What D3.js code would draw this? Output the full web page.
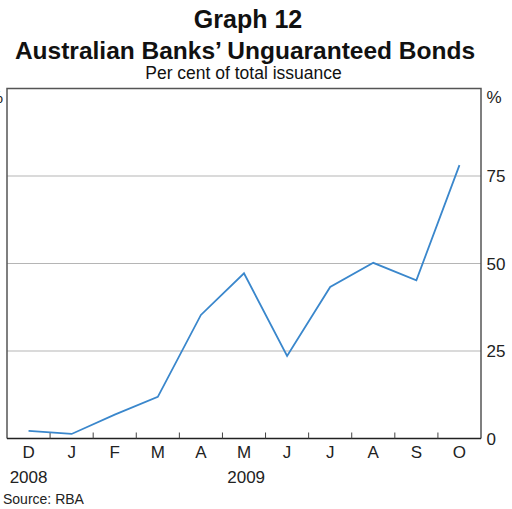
<!DOCTYPE html>
<html><head><meta charset="utf-8">
<script src="https://cdn.jsdelivr.net/npm/d3@7"></script>
<style>body{margin:0;background:#fff}svg{display:block}</style>
</head><body>
<svg id="c" width="512" height="509"></svg>
<script>
const months = ["D","J","F","M","A","M","J","J","A","S","O"];
const values = [2.2, 1.3, 6.8, 11.9, 35.3, 47.2, 23.6, 43.3, 50.2, 45.2, 78.1];
const yTicks = [0, 25, 50, 75];
const years = [{label:"2008", idx:0}, {label:"2009", idx:5.05}];

const svg = d3.select("#c");
const font = "Liberation Sans, Arial, sans-serif";
const L = 7, R = 481, T = 88.5, B = 438.5;
const idx = d3.range(months.length);
const x = d3.scaleBand().domain(idx).range([L, R]).paddingInner(0).paddingOuter(0);
const y = d3.scaleLinear().domain([0, 100]).range([B, T]);

// titles
svg.append("text").attr("x", 248).attr("y", 27.5).attr("text-anchor","middle")
  .attr("font-family", font).attr("font-weight","bold").attr("font-size", 25).attr("fill","#111").text("Graph 12");
svg.append("text").attr("x", 245).attr("y", 59).attr("text-anchor","middle")
  .attr("font-family", font).attr("font-weight","bold").attr("font-size", 24.5).attr("fill","#111").text("Australian Banks’ Unguaranteed Bonds");
svg.append("text").attr("x", 243.5).attr("y", 78.5).attr("text-anchor","middle")
  .attr("font-family", font).attr("font-size", 17.5).attr("fill","#111").text("Per cent of total issuance");

// gridlines
svg.append("g").selectAll("line").data(yTicks.filter(d => d > 0)).join("line")
  .attr("x1", L).attr("x2", R).attr("y1", d => y(d)).attr("y2", d => y(d))
  .attr("stroke", "#b5b5b5").attr("stroke-width", 1);

// frame
svg.append("path").attr("d", `M${L},${B}V${T}H${R}V${B}`).attr("fill","none")
  .attr("stroke","#555").attr("stroke-width",1.5);

// bottom axis line
svg.append("line").attr("x1", L).attr("x2", R).attr("y1", B).attr("y2", B)
  .attr("stroke", "#222").attr("stroke-width", 1.5);

// inner ticks at band boundaries
svg.append("g").selectAll("line").data(idx.slice(1)).join("line")
  .attr("x1", d => x(d)).attr("x2", d => x(d)).attr("y1", B).attr("y2", B - 6)
  .attr("stroke", "#444").attr("stroke-width", 1);

// month labels
svg.append("g").selectAll("text").data(idx).join("text")
  .attr("x", d => x(d) + x.bandwidth()/2).attr("y", 457.5).attr("text-anchor","middle")
  .attr("font-family", font).attr("font-size", 17).attr("fill","#222").text(d => months[d]);

// year labels
svg.append("g").selectAll("text").data(years).join("text")
  .attr("x", d => x(0) + x.bandwidth()*(d.idx + 0.5)).attr("y", 483).attr("text-anchor","middle")
  .attr("font-family", font).attr("font-size", 17).attr("fill","#222").text(d => d.label);

// right axis labels
svg.append("g").selectAll("text").data(yTicks).join("text")
  .attr("x", 486.5).attr("y", d => y(d)).attr("dy", "0.36em")
  .attr("font-family", font).attr("font-size", 17).attr("fill","#222").text(d => d);
svg.append("text").attr("x", 486.5).attr("y", 102.5)
  .attr("font-family", font).attr("font-size", 17).attr("fill","#222").text("%");
// left axis unit (clipped at the edge as in the original)
svg.append("text").attr("x", 3).attr("y", 102.5).attr("text-anchor","end")
  .attr("font-family", font).attr("font-size", 17).attr("fill","#222").text("%");

// line
const line = d3.line().x((d,i) => x(i) + x.bandwidth()/2).y(d => y(d));
svg.append("path").datum(values).attr("d", line).attr("fill","none")
  .attr("stroke", "#3a87cc").attr("stroke-width", 1.8).attr("stroke-linejoin","miter");

// source
svg.append("text").attr("x", 3).attr("y", 504).attr("font-family", font)
  .attr("font-size", 14).attr("fill","#222").text("Source: RBA");
</script>
</body></html>
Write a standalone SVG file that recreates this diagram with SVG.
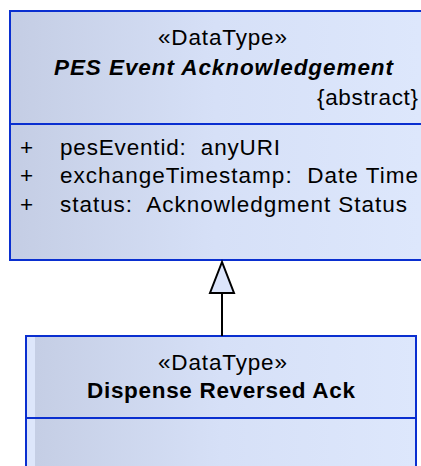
<svg xmlns="http://www.w3.org/2000/svg" width="421" height="466" viewBox="0 0 421 466">
<defs>
<linearGradient id="g1" gradientUnits="userSpaceOnUse" x1="10" y1="0" x2="421" y2="0">
<stop offset="0" stop-color="#c4cde4"/>
<stop offset="0.5" stop-color="#d6e0f7"/>
<stop offset="1" stop-color="#dde7fc"/>
</linearGradient>
<linearGradient id="g2" gradientUnits="userSpaceOnUse" x1="26" y1="0" x2="416" y2="0">
<stop offset="0" stop-color="#c4cde4"/>
<stop offset="0.5" stop-color="#d6e0f7"/>
<stop offset="1" stop-color="#dde7fc"/>
</linearGradient>
<style>
.box{stroke:#0a2fd0;stroke-width:2}
.div{stroke:#0a2fd0;stroke-width:2}
.t{font-family:"Liberation Sans",Arial,sans-serif;font-size:22.5px;fill:#000}
.c{text-anchor:middle}
.b{font-weight:bold}
.i{font-style:italic}
.edge{stroke:#000;stroke-width:2;fill:none}
.head{stroke:#000;stroke-width:2;fill:#dce5fb}
</style>
</defs>
<g id="node-pes-event-ack">
<rect class="box" x="10" y="11" width="430" height="249" fill="url(#g1)"/>
<line class="div" x1="10" y1="124" x2="421" y2="124"/>
<text class="t c" x="222.5" y="45" textLength="129" lengthAdjust="spacing">«DataType»</text>
<text class="t c b i" x="223.5" y="75" textLength="339" lengthAdjust="spacing">PES Event Acknowledgement</text>
<text class="t" x="317" y="105" textLength="101" lengthAdjust="spacing">{abstract}</text>
<text class="t" x="20" y="155">+</text>
<text class="t" x="60" y="155" textLength="220" lengthAdjust="spacing" xml:space="preserve">pesEventid:  anyURI</text>
<text class="t" x="20" y="183">+</text>
<text class="t" x="60" y="183" textLength="358" lengthAdjust="spacing" xml:space="preserve">exchangeTimestamp:  Date Time</text>
<text class="t" x="20" y="212">+</text>
<text class="t" x="60" y="212" textLength="347" lengthAdjust="spacing" xml:space="preserve">status:  Acknowledgment Status</text>
</g>
<g id="node-dispense-reversed-ack">
<rect class="box" x="26" y="336" width="390" height="140" fill="url(#g2)"/>
<rect x="27" y="337" width="8" height="130" fill="#dde6fb"/>
<line class="div" x1="26" y1="418" x2="416" y2="418"/>
<text class="t c" x="222.5" y="370" textLength="129" lengthAdjust="spacing">«DataType»</text>
<text class="t c b" x="221" y="398" textLength="268" lengthAdjust="spacing">Dispense Reversed Ack</text>
</g>
<g id="connectors">
<line class="edge" x1="222" y1="293" x2="222" y2="336"/>
<polygon class="head" points="222,262 210,293 234,293"/>
</g>
</svg>
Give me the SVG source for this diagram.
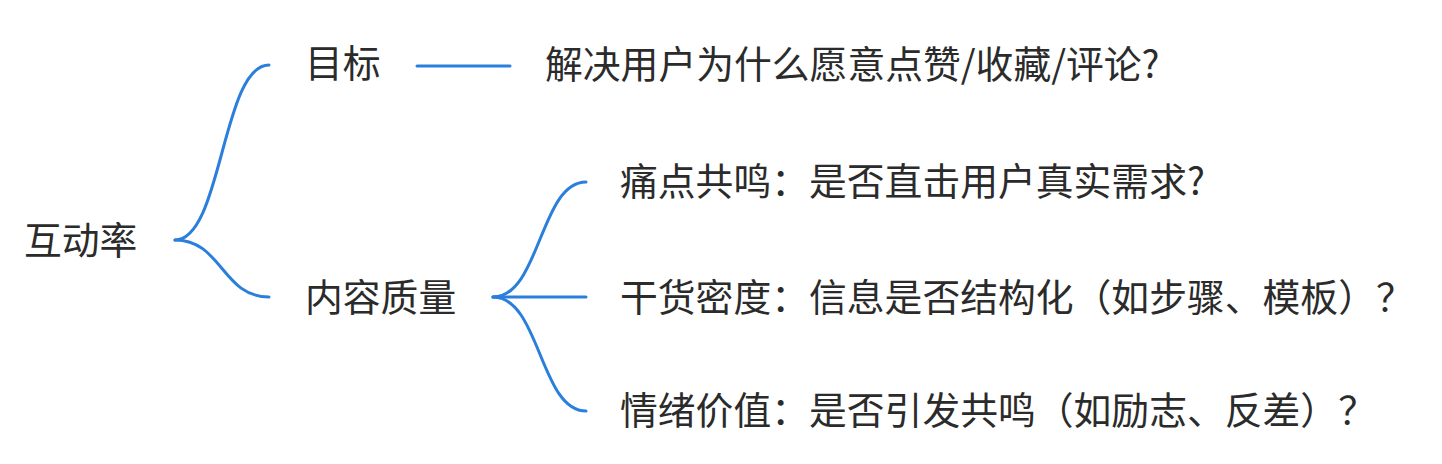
<svg xmlns="http://www.w3.org/2000/svg" width="1442" height="464" viewBox="0 0 1442 464">
<style>
.t{font-family:"Noto Sans CJK SC","Noto Sans",sans-serif;font-size:37.8px;fill:#2b2b2b}
.c{fill:none;stroke:#2a7fdc;stroke-width:3;stroke-linecap:round}
</style>
<rect width="1442" height="464" fill="#ffffff"/>
<g id="connectors">
<path class="c" d="M175,240 C222,240 222,65 269,65"/>
<path class="c" d="M175,240 C222,240 222,297 269,297"/>
<path class="c" d="M417,66 L510,66"/>
<path class="c" d="M493,297 C540,297 540,182 586,182"/>
<path class="c" d="M493,297 L586,297"/>
<path class="c" d="M493,297 C540,297 540,411 586,411"/>
</g>
<g id="root"><text class="t" x="24" y="254">互动率</text></g>
<g id="goal"><text class="t" x="305" y="77">目标</text></g>
<g id="goal-detail"><text class="t" x="545" y="78">解决用户为什么愿意点赞/收藏/评论?</text></g>
<g id="quality"><text class="t" x="305" y="311">内容质量</text></g>
<g id="pain"><text class="t" x="620" y="195">痛点共鸣：是否直击用户真实需求?</text></g>
<g id="density"><text class="t" x="620" y="311">干货密度：信息是否结构化（如步骤、模板）？</text></g>
<g id="emotion"><text class="t" x="620" y="424">情绪价值：是否引发共鸣（如励志、反差）？</text></g>
</svg>
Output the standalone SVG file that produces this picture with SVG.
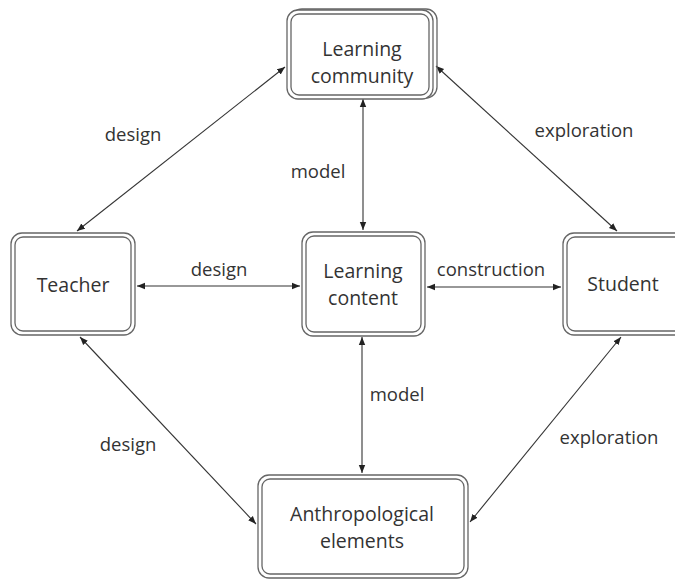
<svg xmlns="http://www.w3.org/2000/svg" width="675" height="581" viewBox="0 0 675 581">
<defs>
<marker id="ah" viewBox="0 0 10 10" refX="10" refY="5" markerWidth="8" markerHeight="8" markerUnits="userSpaceOnUse" orient="auto-start-reverse">
<path d="M0,1 L10,5 L0,9 z" fill="#222"/>
</marker>
</defs>
<style>
.o{fill:#fff;stroke:#666;stroke-width:1.3}
.i{fill:none;stroke:#666;stroke-width:1.3}
.t{font-family:"Open Sans","Noto Sans",sans-serif;font-size:19.5px;fill:#333;text-anchor:middle}
.l{font-family:"Open Sans","Noto Sans",sans-serif;font-size:18.5px;fill:#333;text-anchor:middle}
.c line{stroke:#333;stroke-width:1.1;marker-start:url(#ah);marker-end:url(#ah)}
</style>
<rect width="675" height="581" fill="#fff"/>
<g class="c" id="connectors">
<line x1="77" y1="231" x2="285" y2="67"/>
<line x1="436" y1="66" x2="617" y2="231"/>
<line x1="363" y1="99" x2="363" y2="230"/>
<line x1="137" y1="286" x2="300" y2="286"/>
<line x1="427" y1="287" x2="561" y2="287"/>
<line x1="362" y1="337" x2="362" y2="473"/>
<line x1="80" y1="337" x2="256" y2="524"/>
<line x1="621" y1="337" x2="470" y2="522"/>
</g>
<g id="labels">
<text class="l" x="133" y="141">design</text>
<text class="l" x="318" y="178">model</text>
<text class="l" x="584" y="137">exploration</text>
<text class="l" x="219" y="276">design</text>
<text class="l" x="491" y="276">construction</text>
<text class="l" x="397" y="401">model</text>
<text class="l" x="128" y="451">design</text>
<text class="l" x="609" y="444">exploration</text>
</g>
<g id="learning-community">
<rect class="i" x="291" y="9" width="146" height="89" rx="11"/>
<rect class="o" x="287" y="10" width="146" height="89" rx="11"/>
<rect class="i" x="291" y="14" width="138" height="81" rx="8"/>
<text class="t" x="362" y="56">Learning</text>
<text class="t" x="362" y="83">community</text>
</g>
<g id="teacher">
<rect class="o" x="11" y="233" width="124" height="102" rx="11"/>
<rect class="i" x="15" y="237" width="116" height="94" rx="8"/>
<text class="t" x="73" y="292">Teacher</text>
</g>
<g id="learning-content">
<rect class="o" x="302" y="232" width="123" height="104" rx="11"/>
<rect class="i" x="306" y="236" width="115" height="96" rx="8"/>
<text class="t" x="363" y="278">Learning</text>
<text class="t" x="363" y="305">content</text>
</g>
<g id="student">
<rect class="o" x="563" y="233" width="124" height="102" rx="11"/>
<rect class="i" x="567" y="237" width="116" height="94" rx="8"/>
<text class="t" x="623" y="291">Student</text>
</g>
<g id="anthropological-elements">
<rect class="o" x="258" y="475" width="210" height="103" rx="11"/>
<rect class="i" x="262" y="479" width="202" height="95" rx="8"/>
<text class="t" x="362" y="521">Anthropological</text>
<text class="t" x="362" y="548">elements</text>
</g>
</svg>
=-=-=
Required task:
Exactly as they appear, print the lines of the listing above from its first line through the line that contains "const y = d3.scaleLinear().domain([0, 100]).range([B, T]);", minus the pictures.

Written answer:
What D3.js code would draw this? Output the full web page.
<!DOCTYPE html>
<html><head><meta charset="utf-8">
<script src="https://cdn.jsdelivr.net/npm/d3@7"></script>
<style>body{margin:0;background:#fff}svg{display:block}</style>
</head><body>
<svg id="c" width="512" height="509"></svg>
<script>
const months = ["D","J","F","M","A","M","J","J","A","S","O"];
const values = [2.2, 1.3, 6.8, 11.9, 35.3, 47.2, 23.6, 43.3, 50.2, 45.2, 78.1];
const yTicks = [0, 25, 50, 75];
const years = [{label:"2008", idx:0}, {label:"2009", idx:5.05}];

const svg = d3.select("#c");
const font = "Liberation Sans, Arial, sans-serif";
const L = 7, R = 481, T = 88.5, B = 438.5;
const idx = d3.range(months.length);
const x = d3.scaleBand().domain(idx).range([L, R]).paddingInner(0).paddingOuter(0);
const y = d3.scaleLinear().domain([0, 100]).range([B, T]);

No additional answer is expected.